Drop the pictures, then extract the listing word for word.

## begin Given material

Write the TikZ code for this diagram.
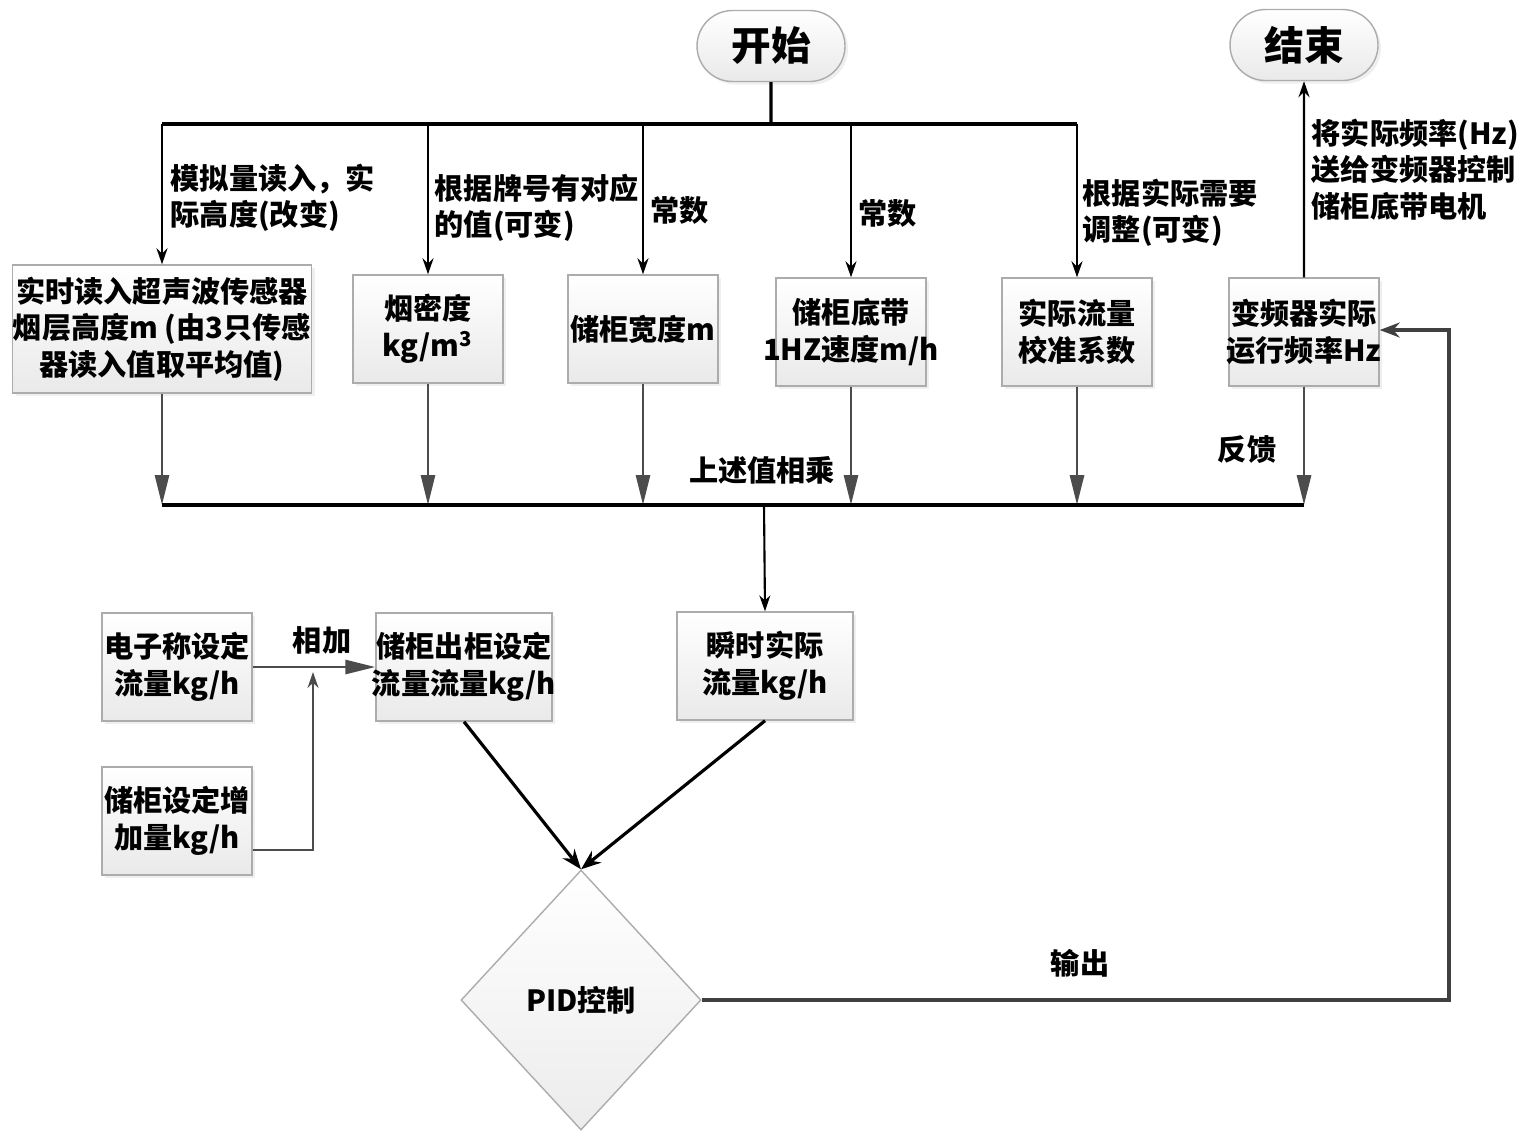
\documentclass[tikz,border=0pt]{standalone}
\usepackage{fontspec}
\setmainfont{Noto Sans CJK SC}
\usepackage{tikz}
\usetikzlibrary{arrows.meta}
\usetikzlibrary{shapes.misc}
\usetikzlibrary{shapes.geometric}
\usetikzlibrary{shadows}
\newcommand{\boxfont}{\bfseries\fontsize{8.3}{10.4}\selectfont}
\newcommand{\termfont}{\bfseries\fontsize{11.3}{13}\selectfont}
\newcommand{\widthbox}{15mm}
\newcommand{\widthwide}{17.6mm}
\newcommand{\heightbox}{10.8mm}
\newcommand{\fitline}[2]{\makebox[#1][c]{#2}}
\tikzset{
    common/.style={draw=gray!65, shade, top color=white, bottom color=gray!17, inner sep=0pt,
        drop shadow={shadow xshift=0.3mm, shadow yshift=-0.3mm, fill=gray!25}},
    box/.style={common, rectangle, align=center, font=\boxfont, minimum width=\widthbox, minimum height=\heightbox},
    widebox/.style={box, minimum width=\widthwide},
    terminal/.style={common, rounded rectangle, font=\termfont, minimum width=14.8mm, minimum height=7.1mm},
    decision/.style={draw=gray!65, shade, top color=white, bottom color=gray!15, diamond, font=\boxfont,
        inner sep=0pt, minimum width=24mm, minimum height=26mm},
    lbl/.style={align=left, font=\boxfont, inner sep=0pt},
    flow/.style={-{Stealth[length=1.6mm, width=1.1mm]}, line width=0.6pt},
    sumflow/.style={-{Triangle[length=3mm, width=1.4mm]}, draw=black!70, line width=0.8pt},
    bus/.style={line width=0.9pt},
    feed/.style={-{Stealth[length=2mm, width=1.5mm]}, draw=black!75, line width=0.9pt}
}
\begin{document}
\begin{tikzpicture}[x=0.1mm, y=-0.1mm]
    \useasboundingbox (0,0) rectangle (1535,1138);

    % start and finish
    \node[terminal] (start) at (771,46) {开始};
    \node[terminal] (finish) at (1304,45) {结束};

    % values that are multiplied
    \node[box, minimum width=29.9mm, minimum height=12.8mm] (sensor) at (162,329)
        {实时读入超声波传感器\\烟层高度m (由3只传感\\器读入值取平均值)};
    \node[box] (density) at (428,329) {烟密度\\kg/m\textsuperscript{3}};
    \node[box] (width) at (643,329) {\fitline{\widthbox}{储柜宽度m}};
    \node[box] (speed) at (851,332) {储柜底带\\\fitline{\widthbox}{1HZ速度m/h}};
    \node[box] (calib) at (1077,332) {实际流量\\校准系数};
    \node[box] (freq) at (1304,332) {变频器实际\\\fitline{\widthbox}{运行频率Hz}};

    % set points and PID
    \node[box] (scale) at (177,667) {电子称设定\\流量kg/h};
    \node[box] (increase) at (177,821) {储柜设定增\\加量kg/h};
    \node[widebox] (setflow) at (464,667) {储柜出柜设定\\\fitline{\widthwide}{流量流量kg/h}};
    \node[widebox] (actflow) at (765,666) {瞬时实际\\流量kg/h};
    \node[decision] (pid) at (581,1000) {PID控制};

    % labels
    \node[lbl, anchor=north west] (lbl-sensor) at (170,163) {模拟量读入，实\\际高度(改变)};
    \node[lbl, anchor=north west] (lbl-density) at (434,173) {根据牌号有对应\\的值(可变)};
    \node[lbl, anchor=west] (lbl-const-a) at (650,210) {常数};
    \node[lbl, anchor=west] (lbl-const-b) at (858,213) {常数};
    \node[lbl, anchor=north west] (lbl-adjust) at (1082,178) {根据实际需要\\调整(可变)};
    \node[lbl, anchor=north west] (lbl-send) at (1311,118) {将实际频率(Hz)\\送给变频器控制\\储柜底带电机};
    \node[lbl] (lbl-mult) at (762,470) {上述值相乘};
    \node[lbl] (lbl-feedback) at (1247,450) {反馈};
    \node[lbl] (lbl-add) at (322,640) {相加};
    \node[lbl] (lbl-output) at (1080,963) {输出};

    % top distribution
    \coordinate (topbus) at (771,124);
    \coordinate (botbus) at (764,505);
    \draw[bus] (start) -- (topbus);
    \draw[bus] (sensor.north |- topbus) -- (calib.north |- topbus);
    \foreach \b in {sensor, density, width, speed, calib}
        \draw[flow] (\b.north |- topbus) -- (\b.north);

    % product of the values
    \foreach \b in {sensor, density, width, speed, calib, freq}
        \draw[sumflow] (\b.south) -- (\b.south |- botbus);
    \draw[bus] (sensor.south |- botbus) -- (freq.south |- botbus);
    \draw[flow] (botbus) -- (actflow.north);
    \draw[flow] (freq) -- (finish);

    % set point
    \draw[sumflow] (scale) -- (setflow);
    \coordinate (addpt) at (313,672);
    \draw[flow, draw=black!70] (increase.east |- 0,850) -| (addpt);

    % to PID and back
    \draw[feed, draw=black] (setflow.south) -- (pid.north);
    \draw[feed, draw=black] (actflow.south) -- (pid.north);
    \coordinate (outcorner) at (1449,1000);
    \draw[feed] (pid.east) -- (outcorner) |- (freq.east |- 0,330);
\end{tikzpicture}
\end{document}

## end Given material

## Result of the task
Write the TikZ code for this diagram.
\documentclass[tikz,border=0pt]{standalone}
\usepackage{fontspec}
\setmainfont{Noto Sans CJK SC}
\usepackage{tikz}
\usetikzlibrary{arrows.meta}
\usetikzlibrary{shapes.misc}
\usetikzlibrary{shapes.geometric}
\usetikzlibrary{shadows}
\newcommand{\boxfont}{\bfseries\fontsize{8.3}{10.4}\selectfont}
\newcommand{\termfont}{\bfseries\fontsize{11.3}{13}\selectfont}
\newcommand{\widthbox}{15mm}
\newcommand{\widthwide}{17.6mm}
\newcommand{\heightbox}{10.8mm}
\newcommand{\fitline}[2]{\makebox[#1][c]{#2}}
\tikzset{
    common/.style={draw=gray!65, shade, top color=white, bottom color=gray!17, inner sep=0pt,
        drop shadow={shadow xshift=0.3mm, shadow yshift=-0.3mm, fill=gray!25}},
    box/.style={common, rectangle, align=center, font=\boxfont, minimum width=\widthbox, minimum height=\heightbox},
    widebox/.style={box, minimum width=\widthwide},
    terminal/.style={common, rounded rectangle, font=\termfont, minimum width=14.8mm, minimum height=7.1mm},
    decision/.style={draw=gray!65, shade, top color=white, bottom color=gray!15, diamond, font=\boxfont,
        inner sep=0pt, minimum width=24mm, minimum height=26mm},
    lbl/.style={align=left, font=\boxfont, inner sep=0pt},
    flow/.style={-{Stealth[length=1.6mm, width=1.1mm]}, line width=0.6pt},
    sumflow/.style={-{Triangle[length=3mm, width=1.4mm]}, draw=black!70, line width=0.8pt},
    bus/.style={line width=0.9pt},
    feed/.style={-{Stealth[length=2mm, width=1.5mm]}, draw=black!75, line width=0.9pt}
}
\begin{document}
\begin{tikzpicture}[x=0.1mm, y=-0.1mm]
    \useasboundingbox (0,0) rectangle (1535,1138);

    % start and finish
    \node[terminal] (start) at (771,46) {开始};
    \node[terminal] (finish) at (1304,45) {结束};

    % values that are multiplied
    \node[box, minimum width=29.9mm, minimum height=12.8mm] (sensor) at (162,329)
        {实时读入超声波传感器\\烟层高度m (由3只传感\\器读入值取平均值)};
    \node[box] (density) at (428,329) {烟密度\\kg/m\textsuperscript{3}};
    \node[box] (width) at (643,329) {\fitline{\widthbox}{储柜宽度m}};
    \node[box] (speed) at (851,332) {储柜底带\\\fitline{\widthbox}{1HZ速度m/h}};
    \node[box] (calib) at (1077,332) {实际流量\\校准系数};
    \node[box] (freq) at (1304,332) {变频器实际\\\fitline{\widthbox}{运行频率Hz}};

    % set points and PID
    \node[box] (scale) at (177,667) {电子称设定\\流量kg/h};
    \node[box] (increase) at (177,821) {储柜设定增\\加量kg/h};
    \node[widebox] (setflow) at (464,667) {储柜出柜设定\\\fitline{\widthwide}{流量流量kg/h}};
    \node[widebox] (actflow) at (765,666) {瞬时实际\\流量kg/h};
    \node[decision] (pid) at (581,1000) {PID控制};

    % labels
    \node[lbl, anchor=north west] (lbl-sensor) at (170,163) {模拟量读入，实\\际高度(改变)};
    \node[lbl, anchor=north west] (lbl-density) at (434,173) {根据牌号有对应\\的值(可变)};
    \node[lbl, anchor=west] (lbl-const-a) at (650,210) {常数};
    \node[lbl, anchor=west] (lbl-const-b) at (858,213) {常数};
    \node[lbl, anchor=north west] (lbl-adjust) at (1082,178) {根据实际需要\\调整(可变)};
    \node[lbl, anchor=north west] (lbl-send) at (1311,118) {将实际频率(Hz)\\送给变频器控制\\储柜底带电机};
    \node[lbl] (lbl-mult) at (762,470) {上述值相乘};
    \node[lbl] (lbl-feedback) at (1247,450) {反馈};
    \node[lbl] (lbl-add) at (322,640) {相加};
    \node[lbl] (lbl-output) at (1080,963) {输出};

    % top distribution
    \coordinate (topbus) at (771,124);
    \coordinate (botbus) at (764,505);
    \draw[bus] (start) -- (topbus);
    \draw[bus] (sensor.north |- topbus) -- (calib.north |- topbus);
    \foreach \b in {sensor, density, width, speed, calib}
        \draw[flow] (\b.north |- topbus) -- (\b.north);

    % product of the values
    \foreach \b in {sensor, density, width, speed, calib, freq}
        \draw[sumflow] (\b.south) -- (\b.south |- botbus);
    \draw[bus] (sensor.south |- botbus) -- (freq.south |- botbus);
    \draw[flow] (botbus) -- (actflow.north);
    \draw[flow] (freq) -- (finish);

    % set point
    \draw[sumflow] (scale) -- (setflow);
    \coordinate (addpt) at (313,672);
    \draw[flow, draw=black!70] (increase.east |- 0,850) -| (addpt);

    % to PID and back
    \draw[feed, draw=black] (setflow.south) -- (pid.north);
    \draw[feed, draw=black] (actflow.south) -- (pid.north);
    \coordinate (outcorner) at (1449,1000);
    \draw[feed] (pid.east) -- (outcorner) |- (freq.east |- 0,330);
\end{tikzpicture}
\end{document}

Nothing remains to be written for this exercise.